Se quitó la chaqueta deportiva e inmediatamente se puso a trabajar en los botones de su camisa. No tenía sentido luchar contra eso. Había sucedido algo allí atrás y lo iban a examinar, le gustara o no.
Travis Pender ensanchó su sonrisa más que nunca. Era una sonrisa del tamaño de Texas.

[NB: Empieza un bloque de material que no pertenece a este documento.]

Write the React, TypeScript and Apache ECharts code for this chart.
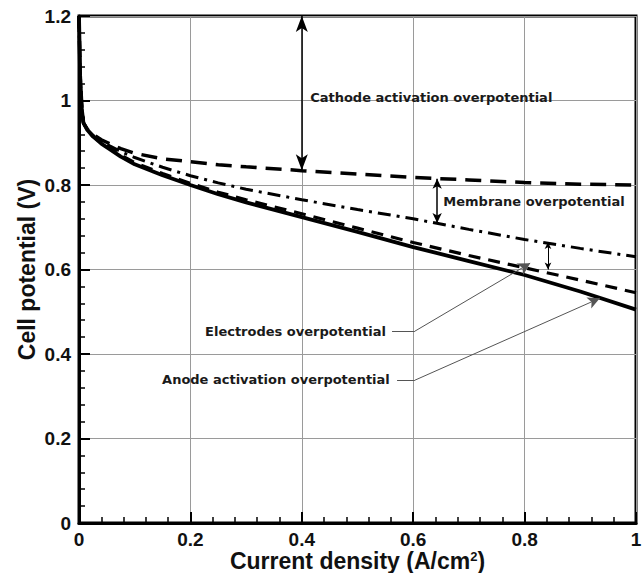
import React, { useEffect, useRef } from "react";
import * as echarts from "echarts";

const currentDensity = [0, 0.002, 0.005, 0.008, 0.015, 0.025, 0.04, 0.055, 0.075, 0.1, 0.15, 0.2, 0.25, 0.3, 0.4, 0.5, 0.6, 0.7, 0.8, 0.9, 1.0];
const cellPotential = [1.2, 1.06, 0.98, 0.947, 0.93, 0.915, 0.898, 0.885, 0.867, 0.849, 0.823, 0.8, 0.778, 0.759, 0.724, 0.689, 0.653, 0.62, 0.587, 0.548, 0.505];
const electrodesCurve = [1.2, 1.06, 0.98, 0.947, 0.93, 0.915, 0.9, 0.888, 0.871, 0.853, 0.827, 0.804, 0.783, 0.765, 0.732, 0.698, 0.664, 0.633, 0.604, 0.575, 0.545];
const membraneCurve = [1.2, 1.06, 0.98, 0.947, 0.931, 0.918, 0.904, 0.893, 0.879, 0.865, 0.842, 0.822, 0.805, 0.79, 0.765, 0.742, 0.72, 0.695, 0.671, 0.65, 0.63];
const cathodeCurve = [1.2, 1.06, 0.98, 0.947, 0.932, 0.92, 0.907, 0.898, 0.886, 0.875, 0.862, 0.855, 0.848, 0.843, 0.834, 0.826, 0.818, 0.812, 0.806, 0.802, 0.8];

const annotations = [
  { text: "Cathode activation overpotential", x: 0.415, y: 1.008, align: "left" },
  { text: "Membrane overpotential", x: 0.654, y: 0.76, align: "left" },
  { text: "Electrodes overpotential", x: 0.551, y: 0.454, align: "right" },
  { text: "Anode activation overpotential", x: 0.558, y: 0.34, align: "right" },
];

const pair = (xs: number[], ys: number[]) => xs.map((x, i) => [x, ys[i]]);

export default function App() {
  const ref = useRef<HTMLDivElement>(null);
  useEffect(() => {
    if (!ref.current) return;
    const chart = echarts.init(ref.current, null, { renderer: "svg" });
    const font = "'Liberation Sans', Arial, sans-serif";
    const annFont = "'DejaVu Sans', Verdana, sans-serif";
    const arrowLine = { color: "#000", width: 1.5, type: "solid" as const };
    const leaderLine = { color: "#555", width: 1, type: "solid" as const };
    const fmt = (v: number) => String(Math.round(v * 10) / 10);
    const option: any = {
      animation: false,
      grid: { left: 79, right: 6, top: 16, bottom: 50, show: true, borderColor: "#000", borderWidth: 3, backgroundColor: "transparent", containLabel: false, outerBoundsMode: "none" },
      xAxis: {
        type: "value", min: 0, max: 1, interval: 0.2,
        name: "Current density (A/cm{sup|2})", nameLocation: "middle", nameGap: 27, nameMoveOverlap: false,
        nameTextStyle: { fontFamily: font, fontSize: 23, lineHeight: 22, fontWeight: "bold", color: "#111",
          rich: { sup: { fontFamily: font, fontSize: 13, lineHeight: 22, fontWeight: "bold", verticalAlign: "top", padding: [0, 0, 9, 0], color: "#111" } } },
        axisLine: { show: true, lineStyle: { color: "#000", width: 3 } },
        axisTick: { show: true, inside: true, length: 11, lineStyle: { color: "#000", width: 2 } },
        minorTick: { show: true, splitNumber: 5, length: 6, lineStyle: { color: "#000", width: 1.5 } },
        axisLabel: { fontFamily: font, fontSize: 19, lineHeight: 17, fontWeight: "bold", color: "#111", margin: 8, formatter: fmt },
        splitLine: { show: true, lineStyle: { color: "#9a9a9a", width: 1 } },
      },
      yAxis: {
        type: "value", min: 0, max: 1.2, interval: 0.2,
        name: "Cell potential (V)", nameLocation: "middle", nameGap: 41, nameMoveOverlap: false,
        nameTextStyle: { fontFamily: font, fontSize: 23, fontWeight: "bold", color: "#111" },
        axisLine: { show: true, lineStyle: { color: "#000", width: 3 } },
        axisTick: { show: true, inside: true, length: 11, lineStyle: { color: "#000", width: 2 } },
        minorTick: { show: true, splitNumber: 5, length: 6, lineStyle: { color: "#000", width: 1.5 } },
        axisLabel: { fontFamily: font, fontSize: 19, fontWeight: "bold", color: "#111", margin: 8, formatter: fmt },
        splitLine: { show: true, lineStyle: { color: "#9a9a9a", width: 1 } },
      },
      series: [
        {
          type: "line", data: pair(currentDensity, cathodeCurve), showSymbol: false, symbol: "none",
          lineStyle: { color: "#000", width: 3.5, type: [16, 9] }, z: 3,
        },
        {
          type: "line", data: pair(currentDensity, membraneCurve), showSymbol: false, symbol: "none",
          lineStyle: { color: "#000", width: 3, type: [13, 6, 3, 6] }, z: 3,
        },
        {
          type: "line", data: pair(currentDensity, electrodesCurve), showSymbol: false, symbol: "none",
          lineStyle: { color: "#000", width: 3.2, type: [12, 8] }, z: 3,
        },
        {
          type: "line", data: pair(currentDensity, cellPotential), showSymbol: false, symbol: "none",
          lineStyle: { color: "#000", width: 3.8 }, z: 4,
          markLine: {
            silent: true, animation: false, label: { show: false },
            symbol: ["arrow", "arrow"],
            data: [
              [{ coord: [0.4, 1.2], symbol: "arrow", symbolSize: [9, 16], lineStyle: arrowLine }, { coord: [0.4, 0.835], symbol: "arrow", symbolSize: [9, 16] }],
              [{ coord: [0.643, 0.815], symbol: "arrow", symbolSize: [7, 10], lineStyle: arrowLine }, { coord: [0.643, 0.71], symbol: "arrow", symbolSize: [7, 10] }],
              [{ coord: [0.842, 0.665], symbol: "arrow", symbolSize: [5, 7], lineStyle: { color: "#000", width: 1, type: "solid" } }, { coord: [0.842, 0.6], symbol: "arrow", symbolSize: [5, 7] }],
              [{ coord: [0.562, 0.454], symbol: "none", lineStyle: leaderLine }, { coord: [0.603, 0.454], symbol: "none" }],
              [{ coord: [0.603, 0.454], symbol: "none", lineStyle: leaderLine }, { coord: [0.81, 0.615], symbol: "arrow", symbolSize: [10, 12] }],
              [{ coord: [0.571, 0.338], symbol: "none", lineStyle: leaderLine }, { coord: [0.603, 0.338], symbol: "none" }],
              [{ coord: [0.603, 0.338], symbol: "none", lineStyle: leaderLine }, { coord: [0.935, 0.532], symbol: "arrow", symbolSize: [9, 12] }],
            ],
          },
        },
      ],
    };
    chart.setOption(option);
    const graphics = annotations.map((a) => {
      const p = chart.convertToPixel({ gridIndex: 0 }, [a.x, a.y]) as number[];
      return {
        type: "text", x: p[0], y: p[1], z: 10,
        style: { text: a.text, fontFamily: annFont, fontSize: 13, fontWeight: "bold", fill: "#1a1a1a",
          align: a.align, verticalAlign: "middle" },
      };
    });
    chart.setOption({ graphic: graphics });
    return () => chart.dispose();
  }, []);
  return <div ref={ref} style={{ position: "fixed", left: 0, top: 0, width: 642, height: 573, background: "#fff" }} />;
}
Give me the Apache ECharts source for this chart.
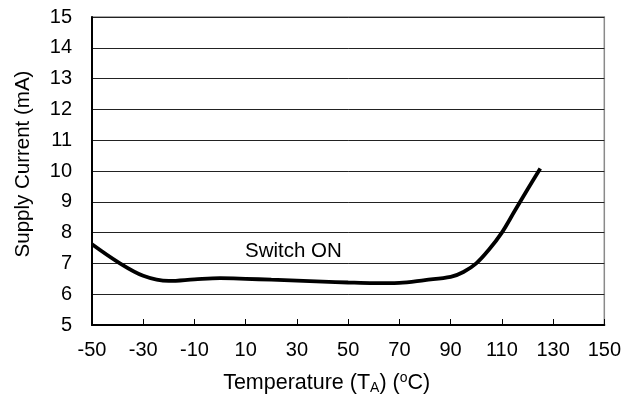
<!DOCTYPE html>
<html><head><meta charset="utf-8">
<script src="https://cdn.jsdelivr.net/npm/echarts@6/dist/echarts.min.js"></script>
<style>html,body{margin:0;padding:0;background:#fff}#c{width:624px;height:400px}</style>
</head><body><div id="c"></div>
<script>
const temps = [-50,-40,-30,-20,-10,0,10,20,30,40,50,60,70,80,90,95,100,105,110,115,120,125];
const current = [7.62,7.05,6.6,6.43,6.48,6.52,6.5,6.47,6.44,6.41,6.38,6.36,6.37,6.46,6.56,6.72,7.0,7.45,8.0,8.7,9.4,10.08];
const xMin = -50, xMax = 150, xStep = 20;
const yMin = 5, yMax = 15, yStep = 1;
const seriesLabel = 'Switch ON';
const xOffset = -xMin;
const chart = echarts.init(document.getElementById('c'));
const font = 'Liberation Sans, Arial, sans-serif';
chart.setOption({
  animation: false,
  grid: {left: 92, right: 19, top: 17, bottom: 73, show: true, borderColor: '#8a8a8a', borderWidth: 1.5},
  xAxis: {
    type: 'value', min: xMin + xOffset, max: xMax + xOffset, interval: xStep,
    axisLine: {show: true, lineStyle: {color: '#000', width: 2}},
    axisTick: {show: true, inside: true, length: 6, lineStyle: {color: '#000', width: 1}},
    splitLine: {show: false},
    axisLabel: {formatter: v => String(v - xOffset), color: '#000', fontSize: 20, fontFamily: font, margin: 15},
    name: '{n|Temperature (T}{s|A}{n|) (}{o|o}{n|C)}', nameLocation: 'middle', nameGap: 46,
    nameTextStyle: {padding: [0, 43, 0, 0], rich: {
      n: {fontSize: 21.5, fontFamily: font, color: '#000'},
      s: {fontSize: 14, fontFamily: font, color: '#000', verticalAlign: 'bottom', padding: [10,0,0,0]},
      o: {fontSize: 14, fontFamily: font, color: '#000', verticalAlign: 'top', padding: [0,0,8,0]}
    }}
  },
  yAxis: {
    type: 'value', min: yMin, max: yMax, interval: yStep,
    axisLine: {show: true, lineStyle: {color: '#000', width: 2}},
    axisTick: {show: false},
    splitLine: {show: true, lineStyle: {color: '#222', width: 1}},
    axisLabel: {color: '#000', fontSize: 20, fontFamily: font, margin: 20},
    name: 'Supply Current (mA)', nameLocation: 'middle', nameGap: 58,
    nameTextStyle: {fontSize: 20.5, fontFamily: font, color: '#000', padding: [0, 0, 0, 14]}
  },
  graphic: [{type: 'text', left: 245, top: 241, style: {text: seriesLabel, fontSize: 20.5, fontFamily: font, fill: '#000'}}],
  series: [{
    type: 'line', smooth: 0.35, symbol: 'none',
    lineStyle: {color: '#000', width: 3.8},
    data: temps.map((t, i) => [t + xOffset, current[i]])
  }]
});
</script></body></html>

–Ese es el espíritu de “yo puedo”. Eso me gusta.
Dixon negó con la cabeza.
–Cállate, Travis. Solo dime si estoy vivo o muerto
Levantó la mirada y Tracey Reynolds estaba en la puerta. Dixon sintió un poco de alivio al verla. Tracey se estaba convirtiendo rápidamente en su guardaespaldas, la persona más fiable de su entorno. Al mismo tiempo, preferiría que ella no lo viera sin camisa. El tono muscular no era uno de sus puntos fuertes.
–¿Te han dejado entrar? —preguntó.
Ella sonrió. Sus dientes eran blancos y perfectos, como todo lo demás en ella.
–Me dijeron que es posible que necesite que alguien le coja la mano, en caso de que tengan que sacarle un poco de sangre.
–Estás contratada —dijo el Dr. Pender. —Alguien que pueda seguir el ritmo del sarcasmo de este Presidente tiene un trabajo de por vida.
Clement Dixon reflexionó sobre la veracidad de esa afirmación.
* * *
En completa oscuridad, un nivel debajo de Clement Dixon, el hombre sintió que el avión comenzaba a moverse. Había pasado meses entrenando para reconocer los movimientos sintiéndose solo.
Unos momentos después, el avión aceleró para despegar. Luego se levantó. Sintió el ángulo agudo mientras se abría paso hacia el cielo, subiendo hacia su altitud de crucero. Se estremeció un poco al atravesar algunas turbulencias.
El hombre abrió los ojos, pero no hubo cambios en la luz. Todo a su alrededor era negro como la noche más profunda. Estaba vivo y volvió a sí mismo. Su nombre era… su nombre real no importaba. Le conocían por el nom de guerre de Abu Omar.
Su cuerpo estaba terriblemente frío, pero también se había entrenado para resistir esto, durmiendo en temperaturas gélidas una y otra vez. Apenas podía sentir sus extremidades. Después de todo, estaba encerrado dentro de un congelador. Era un truco diseñado para engañar a los perros rastreadores. Había hombres dentro de todos estos congeladores, encerrados con los filetes, los cortes de pescado y los postres helados.
Se estremeció. Respiró hondo, poco más que un jadeo. No quedaba mucho oxígeno aquí.